The picture quality itself is alright, but only just. Considering the S3000 is a budget camera, the lens is quite sharp, but it's the processing that's the problem, as it so often is with small sensors. Even at ISO 80, finer textures, like grass or brickwork, begin to get smoothed over as the camera tries to decide what's noise and what's detail. You won't notice this in ordinary-sized prints, but you will if you blow them up to A4 size or larger.
The colours are good, but the S3000 tends to overexpose when shooting into the light. Also, the autofocus system doesn't always work well with objects close to the camera -- you need to switch to the centre-spot focus mode to be sure of getting sharp results.
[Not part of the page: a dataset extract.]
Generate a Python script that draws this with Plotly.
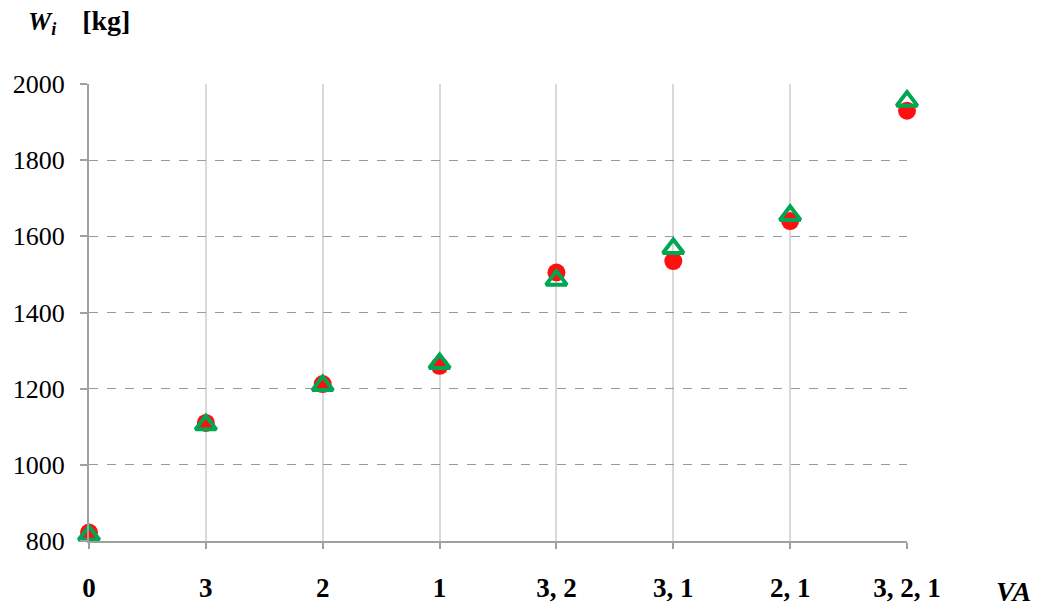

Nikon's 'smart portrait' options are technically interesting, but don't necessarily make people shots any easier to achieve. The 'smile timer' only fires the shutter when your subject smiles, and the 'blink-proof' feature tells you if your subject's eyes were closed when the shutter fired. You might wonder whether it isn't simpler to just take a picture in the normal way, check it quickly on the LCD display and shoot it again if you need to. These features are okay when they work, but also add an extra layer of complication.
The same applies to the focus-tracking feature, which can follow a subject around the frame, but can take a moment or two to lock on initially. It can also lose contact if your subject turns or moves too quickly. You only get electronic 'vibration reduction' with this camera, too -- not optical stabilisation.
The Nikon Coolpix S3000 is a good little camera for the money. It's small, smart and practical, and the 4x wide-angle zoom is handy. But, technically, it's so similar to what's gone before that it's hard to get excited about. If your current camera's a few years old, it's worth a look, but, if you only bought one last year or the year before, the S3000 has nothing new to offer.